>> Start

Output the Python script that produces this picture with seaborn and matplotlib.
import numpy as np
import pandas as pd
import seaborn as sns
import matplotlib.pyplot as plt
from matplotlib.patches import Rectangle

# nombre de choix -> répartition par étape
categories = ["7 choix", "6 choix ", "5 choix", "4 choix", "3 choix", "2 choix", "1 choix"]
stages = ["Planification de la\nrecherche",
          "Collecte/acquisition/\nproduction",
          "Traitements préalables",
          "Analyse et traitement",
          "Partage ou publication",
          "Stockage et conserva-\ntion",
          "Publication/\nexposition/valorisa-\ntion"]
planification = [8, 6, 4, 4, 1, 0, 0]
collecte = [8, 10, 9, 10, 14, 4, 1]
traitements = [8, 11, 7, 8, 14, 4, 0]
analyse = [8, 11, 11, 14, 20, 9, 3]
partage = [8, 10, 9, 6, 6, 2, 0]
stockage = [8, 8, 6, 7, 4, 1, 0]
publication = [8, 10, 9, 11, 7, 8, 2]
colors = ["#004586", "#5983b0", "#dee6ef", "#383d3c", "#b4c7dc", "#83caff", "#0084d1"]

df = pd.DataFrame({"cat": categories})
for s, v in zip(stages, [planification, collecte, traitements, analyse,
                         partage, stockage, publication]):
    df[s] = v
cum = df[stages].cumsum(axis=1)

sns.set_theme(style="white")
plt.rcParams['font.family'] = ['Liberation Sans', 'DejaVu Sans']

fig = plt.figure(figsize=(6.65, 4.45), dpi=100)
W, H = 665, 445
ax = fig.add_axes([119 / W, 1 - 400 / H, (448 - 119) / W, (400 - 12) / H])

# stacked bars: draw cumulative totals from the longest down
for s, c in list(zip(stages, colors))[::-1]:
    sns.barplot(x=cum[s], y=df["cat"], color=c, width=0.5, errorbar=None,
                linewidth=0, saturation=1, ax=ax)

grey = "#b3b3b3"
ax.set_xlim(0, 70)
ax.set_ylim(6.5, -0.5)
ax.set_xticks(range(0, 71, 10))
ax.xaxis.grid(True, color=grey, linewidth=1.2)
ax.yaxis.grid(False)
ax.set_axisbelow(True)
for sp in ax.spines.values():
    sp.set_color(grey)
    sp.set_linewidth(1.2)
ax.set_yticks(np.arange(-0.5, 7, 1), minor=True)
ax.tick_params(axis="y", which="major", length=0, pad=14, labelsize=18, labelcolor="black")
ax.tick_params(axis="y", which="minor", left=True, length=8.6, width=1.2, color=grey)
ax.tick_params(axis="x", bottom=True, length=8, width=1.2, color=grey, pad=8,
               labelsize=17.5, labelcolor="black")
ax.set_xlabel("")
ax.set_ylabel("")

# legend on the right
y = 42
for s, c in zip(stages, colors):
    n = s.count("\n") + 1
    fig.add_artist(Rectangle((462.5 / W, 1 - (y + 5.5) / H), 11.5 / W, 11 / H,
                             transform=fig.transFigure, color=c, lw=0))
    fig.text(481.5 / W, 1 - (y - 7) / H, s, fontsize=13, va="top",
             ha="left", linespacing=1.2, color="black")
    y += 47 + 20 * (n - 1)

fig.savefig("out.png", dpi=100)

>> End
>> Start

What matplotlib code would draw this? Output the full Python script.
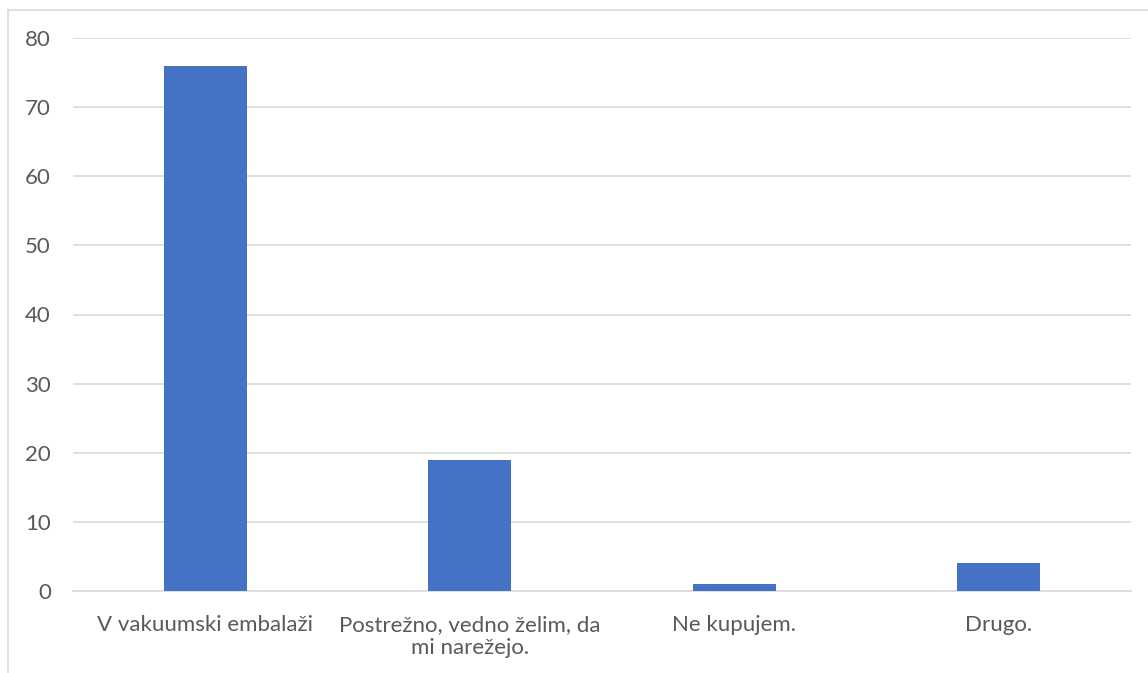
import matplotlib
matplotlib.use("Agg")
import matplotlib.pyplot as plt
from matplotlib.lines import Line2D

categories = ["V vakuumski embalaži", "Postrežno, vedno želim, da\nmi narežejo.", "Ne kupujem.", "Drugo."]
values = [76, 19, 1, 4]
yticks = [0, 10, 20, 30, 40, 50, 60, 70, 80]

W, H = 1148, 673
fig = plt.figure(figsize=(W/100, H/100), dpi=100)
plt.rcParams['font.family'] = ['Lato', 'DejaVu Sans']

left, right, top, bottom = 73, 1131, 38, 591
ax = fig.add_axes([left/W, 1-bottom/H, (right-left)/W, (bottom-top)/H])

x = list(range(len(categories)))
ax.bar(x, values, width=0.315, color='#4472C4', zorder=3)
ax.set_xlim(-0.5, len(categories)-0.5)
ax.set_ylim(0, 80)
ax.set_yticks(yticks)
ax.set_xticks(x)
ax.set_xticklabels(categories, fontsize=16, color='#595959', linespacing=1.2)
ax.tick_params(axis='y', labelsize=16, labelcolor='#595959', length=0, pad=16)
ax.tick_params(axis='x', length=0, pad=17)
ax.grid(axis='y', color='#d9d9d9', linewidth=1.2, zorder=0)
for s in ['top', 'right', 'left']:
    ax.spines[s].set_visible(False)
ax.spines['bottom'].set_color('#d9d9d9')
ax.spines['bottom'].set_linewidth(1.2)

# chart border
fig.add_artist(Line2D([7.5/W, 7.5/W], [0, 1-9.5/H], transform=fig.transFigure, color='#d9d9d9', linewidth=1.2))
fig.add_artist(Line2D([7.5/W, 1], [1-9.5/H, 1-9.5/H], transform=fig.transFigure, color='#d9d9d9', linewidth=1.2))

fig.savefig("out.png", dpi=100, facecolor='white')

>> End

Extract, word for word, every line beginning with the one that holds "Output the Python" and concluding with the one that holds "from matplotlib.patches import Rectangle". Include both of those lines.

## TASK SOLUTION
Output the Python script that produces this picture with seaborn and matplotlib.
import numpy as np
import pandas as pd
import seaborn as sns
import matplotlib.pyplot as plt
from matplotlib.patches import Rectangle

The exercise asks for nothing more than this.